After meeting residency requirements for time and behavior, the immigrant filed a Petition for Naturalization.  The Naturalization Petition is also known as Second Papers. If the court approved the naturalization, the immigrant took a naturalization oath or oath of allegiance to the USA. The immigrant received a certificate of naturalization as proof of citizenship. Minor children automatically became citizens when their father was naturalized. Depending on the laws at the time, a wife may or may not have been allowed to become a naturalized citizen as part of her husband's naturalized status.

Where can I find naturalization records?

City, county, state, and Federal courts could naturalize immigrants.

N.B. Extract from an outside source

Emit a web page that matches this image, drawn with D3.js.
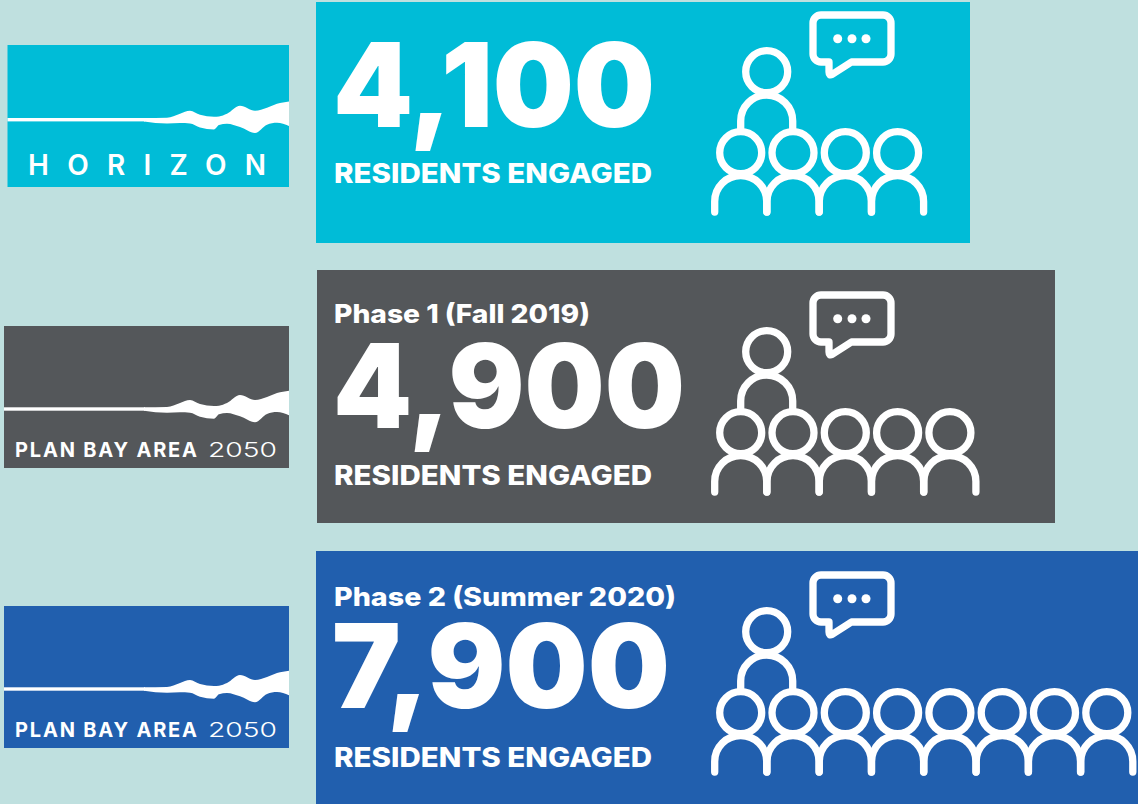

Check the court of the city or county where the immigrant lived for a naturalization record. Search the Online Collection Catalog  for Ohio county court records held at the Ohio History Connection archives. Visit our archives to do research or find out about submitting a research request using our Services information.

In 1906, Congress created the Bureau of Immigration and Naturalization (now the United States Citizenship and Immigration Services or USCIS). The Federal Government created standardized forms which the courts of record were required to use. Both state and federal courts were allowed to naturalize. In Ohio, county courts of common pleas and probate courts handled the naturalization process. Use the Online Collection Catalog to search for Ohio's county court naturalization records held in the archives of the Ohio History Connection. Visit our archives to do research or find out about submitting a search request using our Services information.

1917 to present
Ohio county courts of common pleas and probate courts continue to process naturalizations, but naturalizations become more likely to be handled by Federal Government United States District Courts. A copy of naturalization certificate files from September 27, 1906 to April 21, 1956 is on file with the United States Citizenship and Immigration Services.